== PROBLEM ==
Copy the data that follows exactly. Include no pictures.

== DATA ==
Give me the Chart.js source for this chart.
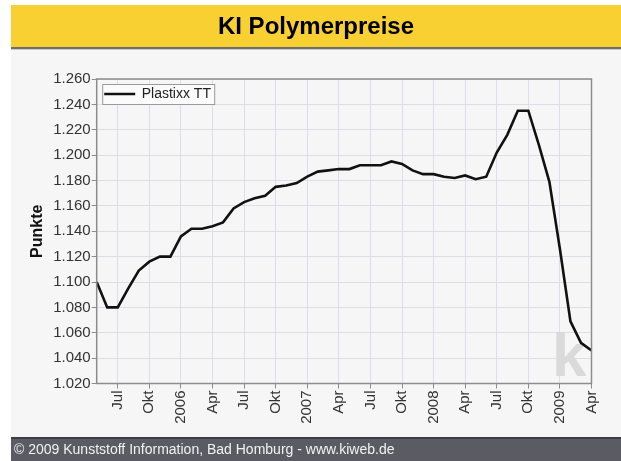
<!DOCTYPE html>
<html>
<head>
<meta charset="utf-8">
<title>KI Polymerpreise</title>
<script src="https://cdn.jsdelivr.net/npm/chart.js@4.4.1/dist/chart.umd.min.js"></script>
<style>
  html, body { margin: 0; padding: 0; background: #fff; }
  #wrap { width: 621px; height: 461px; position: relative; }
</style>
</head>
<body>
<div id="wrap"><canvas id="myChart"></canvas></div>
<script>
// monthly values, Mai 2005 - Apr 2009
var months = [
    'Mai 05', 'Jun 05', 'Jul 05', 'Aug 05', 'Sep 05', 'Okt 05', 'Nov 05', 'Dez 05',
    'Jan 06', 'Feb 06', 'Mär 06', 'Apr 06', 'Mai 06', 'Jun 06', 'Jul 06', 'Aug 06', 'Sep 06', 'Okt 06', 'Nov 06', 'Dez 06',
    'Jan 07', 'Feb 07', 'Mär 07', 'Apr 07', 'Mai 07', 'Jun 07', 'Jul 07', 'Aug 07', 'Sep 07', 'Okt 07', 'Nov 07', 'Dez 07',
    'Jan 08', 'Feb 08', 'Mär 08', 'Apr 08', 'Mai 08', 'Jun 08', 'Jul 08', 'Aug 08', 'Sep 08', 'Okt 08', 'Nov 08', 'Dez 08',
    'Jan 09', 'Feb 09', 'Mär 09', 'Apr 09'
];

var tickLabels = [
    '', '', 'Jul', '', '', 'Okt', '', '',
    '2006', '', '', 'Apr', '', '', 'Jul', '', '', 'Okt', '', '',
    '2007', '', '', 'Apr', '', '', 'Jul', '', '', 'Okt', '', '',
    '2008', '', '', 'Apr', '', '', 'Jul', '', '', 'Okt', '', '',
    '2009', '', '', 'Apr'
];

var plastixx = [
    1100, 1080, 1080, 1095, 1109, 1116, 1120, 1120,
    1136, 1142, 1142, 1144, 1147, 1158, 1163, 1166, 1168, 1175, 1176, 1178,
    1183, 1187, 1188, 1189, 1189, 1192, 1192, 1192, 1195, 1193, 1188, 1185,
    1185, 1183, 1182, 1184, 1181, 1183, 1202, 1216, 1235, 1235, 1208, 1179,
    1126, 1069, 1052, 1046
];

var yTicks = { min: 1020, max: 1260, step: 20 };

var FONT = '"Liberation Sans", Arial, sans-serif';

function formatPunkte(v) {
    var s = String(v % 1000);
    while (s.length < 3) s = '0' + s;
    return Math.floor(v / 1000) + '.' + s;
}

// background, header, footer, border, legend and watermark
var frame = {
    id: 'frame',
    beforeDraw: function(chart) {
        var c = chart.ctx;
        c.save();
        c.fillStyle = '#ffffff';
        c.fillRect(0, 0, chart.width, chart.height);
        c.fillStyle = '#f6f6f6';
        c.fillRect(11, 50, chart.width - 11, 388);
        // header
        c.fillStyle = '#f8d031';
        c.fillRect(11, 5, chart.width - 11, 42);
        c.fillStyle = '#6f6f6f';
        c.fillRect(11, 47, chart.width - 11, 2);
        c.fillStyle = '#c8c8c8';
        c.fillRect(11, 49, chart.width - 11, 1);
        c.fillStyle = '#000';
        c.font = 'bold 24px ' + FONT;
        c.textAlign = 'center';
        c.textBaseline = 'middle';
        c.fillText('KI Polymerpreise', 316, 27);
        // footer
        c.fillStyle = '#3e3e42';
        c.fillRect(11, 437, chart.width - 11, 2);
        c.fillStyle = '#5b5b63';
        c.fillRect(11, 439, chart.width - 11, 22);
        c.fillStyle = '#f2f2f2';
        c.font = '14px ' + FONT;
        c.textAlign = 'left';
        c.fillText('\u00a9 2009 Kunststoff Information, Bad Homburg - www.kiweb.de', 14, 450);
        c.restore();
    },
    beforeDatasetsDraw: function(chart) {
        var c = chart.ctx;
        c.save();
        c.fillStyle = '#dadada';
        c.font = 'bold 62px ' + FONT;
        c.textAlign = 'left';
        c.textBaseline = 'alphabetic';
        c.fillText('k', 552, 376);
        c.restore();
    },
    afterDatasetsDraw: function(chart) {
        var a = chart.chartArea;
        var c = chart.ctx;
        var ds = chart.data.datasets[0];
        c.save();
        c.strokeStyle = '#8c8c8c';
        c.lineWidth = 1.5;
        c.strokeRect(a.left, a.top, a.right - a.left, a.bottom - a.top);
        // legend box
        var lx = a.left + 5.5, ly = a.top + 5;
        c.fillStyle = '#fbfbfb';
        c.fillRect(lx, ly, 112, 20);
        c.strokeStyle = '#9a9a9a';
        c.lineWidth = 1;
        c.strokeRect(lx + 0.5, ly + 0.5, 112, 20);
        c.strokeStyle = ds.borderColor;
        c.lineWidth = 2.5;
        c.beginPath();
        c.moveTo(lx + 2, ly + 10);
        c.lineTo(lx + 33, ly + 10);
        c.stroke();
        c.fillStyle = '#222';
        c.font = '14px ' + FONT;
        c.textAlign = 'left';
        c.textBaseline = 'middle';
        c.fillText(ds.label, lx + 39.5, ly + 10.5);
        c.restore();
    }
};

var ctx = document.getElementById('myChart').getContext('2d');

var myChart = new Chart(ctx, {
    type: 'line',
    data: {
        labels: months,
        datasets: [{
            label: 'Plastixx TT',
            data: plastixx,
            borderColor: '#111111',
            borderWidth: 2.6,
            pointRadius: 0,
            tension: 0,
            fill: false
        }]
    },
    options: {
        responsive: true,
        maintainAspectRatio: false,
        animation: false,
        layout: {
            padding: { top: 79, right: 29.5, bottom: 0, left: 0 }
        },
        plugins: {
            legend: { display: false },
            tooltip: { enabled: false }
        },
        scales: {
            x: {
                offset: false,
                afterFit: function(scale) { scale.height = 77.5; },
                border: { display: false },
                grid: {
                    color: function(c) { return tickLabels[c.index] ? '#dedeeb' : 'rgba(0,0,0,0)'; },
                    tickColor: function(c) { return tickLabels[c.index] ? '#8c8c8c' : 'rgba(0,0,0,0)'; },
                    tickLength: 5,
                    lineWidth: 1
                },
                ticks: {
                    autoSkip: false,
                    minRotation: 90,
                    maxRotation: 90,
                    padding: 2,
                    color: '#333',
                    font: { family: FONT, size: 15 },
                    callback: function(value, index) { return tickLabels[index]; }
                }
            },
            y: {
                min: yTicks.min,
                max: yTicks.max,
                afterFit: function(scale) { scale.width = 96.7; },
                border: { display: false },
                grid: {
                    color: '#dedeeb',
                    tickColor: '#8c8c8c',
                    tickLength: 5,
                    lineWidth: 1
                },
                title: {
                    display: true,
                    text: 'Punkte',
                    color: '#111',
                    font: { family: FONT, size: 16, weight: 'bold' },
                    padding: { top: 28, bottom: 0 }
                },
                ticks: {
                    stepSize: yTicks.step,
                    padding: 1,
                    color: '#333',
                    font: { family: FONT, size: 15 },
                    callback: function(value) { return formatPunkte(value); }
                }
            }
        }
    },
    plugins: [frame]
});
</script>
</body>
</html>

== COMPLETE ANSWER ==
Give me the Chart.js source for this chart.
<!DOCTYPE html>
<html>
<head>
<meta charset="utf-8">
<title>KI Polymerpreise</title>
<script src="https://cdn.jsdelivr.net/npm/chart.js@4.4.1/dist/chart.umd.min.js"></script>
<style>
  html, body { margin: 0; padding: 0; background: #fff; }
  #wrap { width: 621px; height: 461px; position: relative; }
</style>
</head>
<body>
<div id="wrap"><canvas id="myChart"></canvas></div>
<script>
// monthly values, Mai 2005 - Apr 2009
var months = [
    'Mai 05', 'Jun 05', 'Jul 05', 'Aug 05', 'Sep 05', 'Okt 05', 'Nov 05', 'Dez 05',
    'Jan 06', 'Feb 06', 'Mär 06', 'Apr 06', 'Mai 06', 'Jun 06', 'Jul 06', 'Aug 06', 'Sep 06', 'Okt 06', 'Nov 06', 'Dez 06',
    'Jan 07', 'Feb 07', 'Mär 07', 'Apr 07', 'Mai 07', 'Jun 07', 'Jul 07', 'Aug 07', 'Sep 07', 'Okt 07', 'Nov 07', 'Dez 07',
    'Jan 08', 'Feb 08', 'Mär 08', 'Apr 08', 'Mai 08', 'Jun 08', 'Jul 08', 'Aug 08', 'Sep 08', 'Okt 08', 'Nov 08', 'Dez 08',
    'Jan 09', 'Feb 09', 'Mär 09', 'Apr 09'
];

var tickLabels = [
    '', '', 'Jul', '', '', 'Okt', '', '',
    '2006', '', '', 'Apr', '', '', 'Jul', '', '', 'Okt', '', '',
    '2007', '', '', 'Apr', '', '', 'Jul', '', '', 'Okt', '', '',
    '2008', '', '', 'Apr', '', '', 'Jul', '', '', 'Okt', '', '',
    '2009', '', '', 'Apr'
];

var plastixx = [
    1100, 1080, 1080, 1095, 1109, 1116, 1120, 1120,
    1136, 1142, 1142, 1144, 1147, 1158, 1163, 1166, 1168, 1175, 1176, 1178,
    1183, 1187, 1188, 1189, 1189, 1192, 1192, 1192, 1195, 1193, 1188, 1185,
    1185, 1183, 1182, 1184, 1181, 1183, 1202, 1216, 1235, 1235, 1208, 1179,
    1126, 1069, 1052, 1046
];

var yTicks = { min: 1020, max: 1260, step: 20 };

var FONT = '"Liberation Sans", Arial, sans-serif';

function formatPunkte(v) {
    var s = String(v % 1000);
    while (s.length < 3) s = '0' + s;
    return Math.floor(v / 1000) + '.' + s;
}

// background, header, footer, border, legend and watermark
var frame = {
    id: 'frame',
    beforeDraw: function(chart) {
        var c = chart.ctx;
        c.save();
        c.fillStyle = '#ffffff';
        c.fillRect(0, 0, chart.width, chart.height);
        c.fillStyle = '#f6f6f6';
        c.fillRect(11, 50, chart.width - 11, 388);
        // header
        c.fillStyle = '#f8d031';
        c.fillRect(11, 5, chart.width - 11, 42);
        c.fillStyle = '#6f6f6f';
        c.fillRect(11, 47, chart.width - 11, 2);
        c.fillStyle = '#c8c8c8';
        c.fillRect(11, 49, chart.width - 11, 1);
        c.fillStyle = '#000';
        c.font = 'bold 24px ' + FONT;
        c.textAlign = 'center';
        c.textBaseline = 'middle';
        c.fillText('KI Polymerpreise', 316, 27);
        // footer
        c.fillStyle = '#3e3e42';
        c.fillRect(11, 437, chart.width - 11, 2);
        c.fillStyle = '#5b5b63';
        c.fillRect(11, 439, chart.width - 11, 22);
        c.fillStyle = '#f2f2f2';
        c.font = '14px ' + FONT;
        c.textAlign = 'left';
        c.fillText('\u00a9 2009 Kunststoff Information, Bad Homburg - www.kiweb.de', 14, 450);
        c.restore();
    },
    beforeDatasetsDraw: function(chart) {
        var c = chart.ctx;
        c.save();
        c.fillStyle = '#dadada';
        c.font = 'bold 62px ' + FONT;
        c.textAlign = 'left';
        c.textBaseline = 'alphabetic';
        c.fillText('k', 552, 376);
        c.restore();
    },
    afterDatasetsDraw: function(chart) {
        var a = chart.chartArea;
        var c = chart.ctx;
        var ds = chart.data.datasets[0];
        c.save();
        c.strokeStyle = '#8c8c8c';
        c.lineWidth = 1.5;
        c.strokeRect(a.left, a.top, a.right - a.left, a.bottom - a.top);
        // legend box
        var lx = a.left + 5.5, ly = a.top + 5;
        c.fillStyle = '#fbfbfb';
        c.fillRect(lx, ly, 112, 20);
        c.strokeStyle = '#9a9a9a';
        c.lineWidth = 1;
        c.strokeRect(lx + 0.5, ly + 0.5, 112, 20);
        c.strokeStyle = ds.borderColor;
        c.lineWidth = 2.5;
        c.beginPath();
        c.moveTo(lx + 2, ly + 10);
        c.lineTo(lx + 33, ly + 10);
        c.stroke();
        c.fillStyle = '#222';
        c.font = '14px ' + FONT;
        c.textAlign = 'left';
        c.textBaseline = 'middle';
        c.fillText(ds.label, lx + 39.5, ly + 10.5);
        c.restore();
    }
};

var ctx = document.getElementById('myChart').getContext('2d');

var myChart = new Chart(ctx, {
    type: 'line',
    data: {
        labels: months,
        datasets: [{
            label: 'Plastixx TT',
            data: plastixx,
            borderColor: '#111111',
            borderWidth: 2.6,
            pointRadius: 0,
            tension: 0,
            fill: false
        }]
    },
    options: {
        responsive: true,
        maintainAspectRatio: false,
        animation: false,
        layout: {
            padding: { top: 79, right: 29.5, bottom: 0, left: 0 }
        },
        plugins: {
            legend: { display: false },
            tooltip: { enabled: false }
        },
        scales: {
            x: {
                offset: false,
                afterFit: function(scale) { scale.height = 77.5; },
                border: { display: false },
                grid: {
                    color: function(c) { return tickLabels[c.index] ? '#dedeeb' : 'rgba(0,0,0,0)'; },
                    tickColor: function(c) { return tickLabels[c.index] ? '#8c8c8c' : 'rgba(0,0,0,0)'; },
                    tickLength: 5,
                    lineWidth: 1
                },
                ticks: {
                    autoSkip: false,
                    minRotation: 90,
                    maxRotation: 90,
                    padding: 2,
                    color: '#333',
                    font: { family: FONT, size: 15 },
                    callback: function(value, index) { return tickLabels[index]; }
                }
            },
            y: {
                min: yTicks.min,
                max: yTicks.max,
                afterFit: function(scale) { scale.width = 96.7; },
                border: { display: false },
                grid: {
                    color: '#dedeeb',
                    tickColor: '#8c8c8c',
                    tickLength: 5,
                    lineWidth: 1
                },
                title: {
                    display: true,
                    text: 'Punkte',
                    color: '#111',
                    font: { family: FONT, size: 16, weight: 'bold' },
                    padding: { top: 28, bottom: 0 }
                },
                ticks: {
                    stepSize: yTicks.step,
                    padding: 1,
                    color: '#333',
                    font: { family: FONT, size: 15 },
                    callback: function(value) { return formatPunkte(value); }
                }
            }
        }
    },
    plugins: [frame]
});
</script>
</body>
</html>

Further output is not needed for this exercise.